Redirects - There were a number of redirects on the site, which led to the disruption of the authority flow throughout the site and therefore, hindering the user experience.
Meta Description - There were instances where the meta descriptions were either too short, too long or non-existent.
Alt text - There was no keyword relevance to the images shown on the pages, meaning that Google was not able to interpret the content of the image files.
URL Restructuring - A large number of the indexed URLs were littered with query strings and other meaningless characters. In these instances, we looked at changing the URL structure to make it more keyword-rich and shorter.
HOW WE DID IT
Orphan Page - We assessed the website navigation and link architecture to ensure that all of the relevant pages were easily accessible.
Image file sizes too large - We optimized the images which were slowing down the site speed by resizing and compressing them, whilst ensuring that the image quality was still high.

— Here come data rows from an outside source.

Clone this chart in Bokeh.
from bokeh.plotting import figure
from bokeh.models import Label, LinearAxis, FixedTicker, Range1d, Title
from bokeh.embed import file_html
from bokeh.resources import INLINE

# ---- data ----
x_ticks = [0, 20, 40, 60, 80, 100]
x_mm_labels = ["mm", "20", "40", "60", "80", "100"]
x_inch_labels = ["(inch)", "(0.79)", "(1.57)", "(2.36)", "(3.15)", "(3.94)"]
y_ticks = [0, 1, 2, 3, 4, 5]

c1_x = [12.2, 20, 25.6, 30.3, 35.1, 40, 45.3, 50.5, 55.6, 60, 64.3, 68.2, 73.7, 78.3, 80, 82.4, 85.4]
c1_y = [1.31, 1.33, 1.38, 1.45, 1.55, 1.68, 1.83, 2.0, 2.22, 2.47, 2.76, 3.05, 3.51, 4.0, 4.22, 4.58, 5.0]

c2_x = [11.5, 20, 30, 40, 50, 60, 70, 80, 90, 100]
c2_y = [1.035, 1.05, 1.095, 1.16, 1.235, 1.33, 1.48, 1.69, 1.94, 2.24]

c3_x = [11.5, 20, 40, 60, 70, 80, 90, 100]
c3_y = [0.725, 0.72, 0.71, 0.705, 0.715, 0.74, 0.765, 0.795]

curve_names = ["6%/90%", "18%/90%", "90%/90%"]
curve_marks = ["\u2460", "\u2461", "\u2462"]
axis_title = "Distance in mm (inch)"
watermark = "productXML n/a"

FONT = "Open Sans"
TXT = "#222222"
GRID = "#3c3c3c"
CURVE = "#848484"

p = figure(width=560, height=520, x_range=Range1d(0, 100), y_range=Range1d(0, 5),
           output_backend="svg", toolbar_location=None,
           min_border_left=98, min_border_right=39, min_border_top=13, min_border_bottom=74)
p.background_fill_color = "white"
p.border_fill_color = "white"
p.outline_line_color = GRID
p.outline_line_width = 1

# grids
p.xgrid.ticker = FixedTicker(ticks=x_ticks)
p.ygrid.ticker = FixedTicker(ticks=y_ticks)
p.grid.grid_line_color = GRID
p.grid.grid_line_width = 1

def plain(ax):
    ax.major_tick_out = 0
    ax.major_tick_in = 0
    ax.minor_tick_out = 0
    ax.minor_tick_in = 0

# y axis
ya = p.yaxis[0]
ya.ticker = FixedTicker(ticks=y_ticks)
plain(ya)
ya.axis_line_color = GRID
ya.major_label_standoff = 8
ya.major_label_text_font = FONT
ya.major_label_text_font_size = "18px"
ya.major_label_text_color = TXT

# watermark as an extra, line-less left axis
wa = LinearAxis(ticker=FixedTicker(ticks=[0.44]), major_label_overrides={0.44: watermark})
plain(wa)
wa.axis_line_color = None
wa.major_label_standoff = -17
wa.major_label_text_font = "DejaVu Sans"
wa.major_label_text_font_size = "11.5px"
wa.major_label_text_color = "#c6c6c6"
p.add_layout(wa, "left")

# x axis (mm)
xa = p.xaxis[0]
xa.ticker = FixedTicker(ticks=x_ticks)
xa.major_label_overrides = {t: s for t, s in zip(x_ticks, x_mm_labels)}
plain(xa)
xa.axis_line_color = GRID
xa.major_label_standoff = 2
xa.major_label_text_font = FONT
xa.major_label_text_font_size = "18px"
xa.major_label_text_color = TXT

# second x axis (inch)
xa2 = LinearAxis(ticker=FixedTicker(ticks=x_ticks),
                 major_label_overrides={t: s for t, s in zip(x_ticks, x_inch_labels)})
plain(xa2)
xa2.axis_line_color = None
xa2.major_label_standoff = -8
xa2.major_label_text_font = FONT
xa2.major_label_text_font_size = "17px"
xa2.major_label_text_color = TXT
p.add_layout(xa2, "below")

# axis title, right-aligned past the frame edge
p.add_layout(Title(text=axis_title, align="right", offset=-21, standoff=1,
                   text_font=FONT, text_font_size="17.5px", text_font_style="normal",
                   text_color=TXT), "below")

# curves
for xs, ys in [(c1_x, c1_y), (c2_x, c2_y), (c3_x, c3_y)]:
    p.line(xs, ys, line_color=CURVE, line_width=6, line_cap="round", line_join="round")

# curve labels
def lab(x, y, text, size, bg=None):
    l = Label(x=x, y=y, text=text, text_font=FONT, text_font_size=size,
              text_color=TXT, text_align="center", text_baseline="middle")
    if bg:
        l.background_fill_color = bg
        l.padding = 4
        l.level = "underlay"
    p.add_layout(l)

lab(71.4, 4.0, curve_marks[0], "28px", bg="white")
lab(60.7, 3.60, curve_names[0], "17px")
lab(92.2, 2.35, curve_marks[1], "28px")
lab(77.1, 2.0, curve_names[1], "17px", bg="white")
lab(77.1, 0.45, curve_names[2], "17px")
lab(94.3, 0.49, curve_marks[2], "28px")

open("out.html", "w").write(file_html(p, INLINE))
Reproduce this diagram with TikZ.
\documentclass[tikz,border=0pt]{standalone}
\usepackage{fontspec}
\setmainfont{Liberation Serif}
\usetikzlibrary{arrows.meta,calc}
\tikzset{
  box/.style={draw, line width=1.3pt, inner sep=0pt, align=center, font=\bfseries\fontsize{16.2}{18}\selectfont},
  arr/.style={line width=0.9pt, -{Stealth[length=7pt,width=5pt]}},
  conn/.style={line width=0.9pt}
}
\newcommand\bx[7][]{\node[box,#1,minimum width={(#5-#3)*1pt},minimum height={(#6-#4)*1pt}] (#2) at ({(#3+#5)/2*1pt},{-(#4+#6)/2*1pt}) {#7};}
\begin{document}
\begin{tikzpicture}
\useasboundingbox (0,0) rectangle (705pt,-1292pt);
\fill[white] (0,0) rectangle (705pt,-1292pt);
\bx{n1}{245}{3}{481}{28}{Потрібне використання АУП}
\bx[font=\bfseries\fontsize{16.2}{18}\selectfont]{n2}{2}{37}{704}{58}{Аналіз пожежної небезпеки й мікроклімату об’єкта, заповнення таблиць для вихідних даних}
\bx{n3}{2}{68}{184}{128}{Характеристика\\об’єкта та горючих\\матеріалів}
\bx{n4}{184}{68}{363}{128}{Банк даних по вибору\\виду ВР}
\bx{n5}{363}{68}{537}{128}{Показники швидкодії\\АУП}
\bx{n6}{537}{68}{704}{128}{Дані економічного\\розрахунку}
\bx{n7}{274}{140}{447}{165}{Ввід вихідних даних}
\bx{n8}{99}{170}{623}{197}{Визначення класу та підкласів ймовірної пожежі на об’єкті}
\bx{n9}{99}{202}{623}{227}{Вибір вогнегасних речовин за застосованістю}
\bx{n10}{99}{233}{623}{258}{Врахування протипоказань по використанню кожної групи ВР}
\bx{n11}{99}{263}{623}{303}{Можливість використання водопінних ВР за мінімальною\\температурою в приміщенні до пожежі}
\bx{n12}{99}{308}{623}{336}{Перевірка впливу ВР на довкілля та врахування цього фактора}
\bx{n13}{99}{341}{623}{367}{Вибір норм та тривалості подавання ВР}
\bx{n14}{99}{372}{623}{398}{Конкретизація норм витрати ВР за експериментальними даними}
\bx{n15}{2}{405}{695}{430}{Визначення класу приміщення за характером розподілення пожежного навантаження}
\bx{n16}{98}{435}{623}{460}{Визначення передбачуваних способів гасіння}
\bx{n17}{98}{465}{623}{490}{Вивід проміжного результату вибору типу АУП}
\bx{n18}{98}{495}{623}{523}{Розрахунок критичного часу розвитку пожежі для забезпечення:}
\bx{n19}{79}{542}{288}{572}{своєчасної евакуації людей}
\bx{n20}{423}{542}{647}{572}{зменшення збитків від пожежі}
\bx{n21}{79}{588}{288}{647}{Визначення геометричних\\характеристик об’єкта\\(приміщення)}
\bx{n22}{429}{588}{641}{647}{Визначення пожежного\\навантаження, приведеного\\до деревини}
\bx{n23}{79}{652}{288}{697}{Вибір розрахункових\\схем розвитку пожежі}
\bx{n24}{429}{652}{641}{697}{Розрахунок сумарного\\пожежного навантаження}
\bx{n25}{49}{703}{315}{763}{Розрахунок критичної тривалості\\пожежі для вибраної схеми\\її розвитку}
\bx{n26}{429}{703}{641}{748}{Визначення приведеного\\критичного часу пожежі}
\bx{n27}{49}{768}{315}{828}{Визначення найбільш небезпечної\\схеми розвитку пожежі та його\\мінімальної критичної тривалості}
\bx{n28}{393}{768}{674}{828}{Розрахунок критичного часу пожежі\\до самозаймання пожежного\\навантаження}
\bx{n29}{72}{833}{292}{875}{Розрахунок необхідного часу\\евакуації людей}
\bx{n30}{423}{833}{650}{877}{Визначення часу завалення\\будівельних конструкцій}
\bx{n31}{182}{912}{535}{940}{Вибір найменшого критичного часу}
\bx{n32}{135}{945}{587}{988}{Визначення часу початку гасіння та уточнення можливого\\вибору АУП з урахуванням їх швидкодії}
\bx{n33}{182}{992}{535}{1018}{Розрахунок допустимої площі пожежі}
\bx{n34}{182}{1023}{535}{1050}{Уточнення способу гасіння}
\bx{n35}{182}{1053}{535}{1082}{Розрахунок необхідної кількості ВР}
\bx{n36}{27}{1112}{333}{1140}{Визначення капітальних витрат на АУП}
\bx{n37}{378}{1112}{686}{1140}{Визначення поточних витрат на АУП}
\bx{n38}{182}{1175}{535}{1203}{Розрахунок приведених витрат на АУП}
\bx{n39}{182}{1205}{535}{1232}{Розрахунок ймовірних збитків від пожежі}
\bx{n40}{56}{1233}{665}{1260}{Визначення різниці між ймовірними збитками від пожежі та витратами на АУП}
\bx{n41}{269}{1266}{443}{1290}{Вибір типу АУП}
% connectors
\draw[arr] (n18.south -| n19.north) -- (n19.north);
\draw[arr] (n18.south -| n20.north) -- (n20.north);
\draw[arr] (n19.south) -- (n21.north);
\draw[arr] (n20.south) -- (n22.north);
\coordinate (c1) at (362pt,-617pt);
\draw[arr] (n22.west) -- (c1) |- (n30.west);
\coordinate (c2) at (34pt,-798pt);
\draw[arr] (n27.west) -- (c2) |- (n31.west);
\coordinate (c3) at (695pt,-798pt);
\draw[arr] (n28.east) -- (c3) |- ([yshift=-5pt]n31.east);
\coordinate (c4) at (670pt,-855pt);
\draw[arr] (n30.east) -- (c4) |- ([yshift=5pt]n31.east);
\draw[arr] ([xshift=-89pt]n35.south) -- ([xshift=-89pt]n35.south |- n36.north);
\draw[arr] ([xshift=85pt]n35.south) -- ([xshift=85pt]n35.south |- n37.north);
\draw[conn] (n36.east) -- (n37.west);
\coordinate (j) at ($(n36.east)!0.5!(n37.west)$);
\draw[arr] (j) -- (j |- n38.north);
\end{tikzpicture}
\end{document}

Canonical Issues (points to redirect, duplicate pages) - There were similar or duplicate pages on the website which did not specify the canonical page, which instructs search engines to show the preferred version of any given page within their results. The lack of a canonical link meant that Google may have had issues interpreting which URL was the preferred version of any given page and this was leading to a potential loss of ranking opportunities and a dilution of authority throughout the site.
Timeouts - As this wasn’t a temporary issue, we reviewed a list of the URLs that were timing out. From here, we were able to reproduce the server issue which was reported in ahrefs, identify bottlenecks and rectify the situation.
A Number of pages with 'noindex' - A number of pages were already set to ‘noindex’ within the website, so we reversed these, where relevant, by removing the appropriate robots’ meta.
Redirects - Within this review, the URLs listed with 302 redirects were amended to URLs with 301 redirects, where the situation was permanent. Also, where appropriate, we changed modified links to point to their final destination thus cutting out the redirect out of the equation.
Meta Description - Once the issues were reviewed, we made the appropriate amendments to the meta descriptions, keeping them within Google’s recommended character count and ensuring they were keyword-rich and as relevant as possible.
Alt text - We enhanced the site’s images by inputting concise and descriptive alt text, allowing Google to identify the description of the image and also benefiting the user experience.
URL Restructuring - We simply cleaned up the URL, keeping it relevant to the Google search query but inputting rich keywords to make it look clean and thereby enhancing the user experience.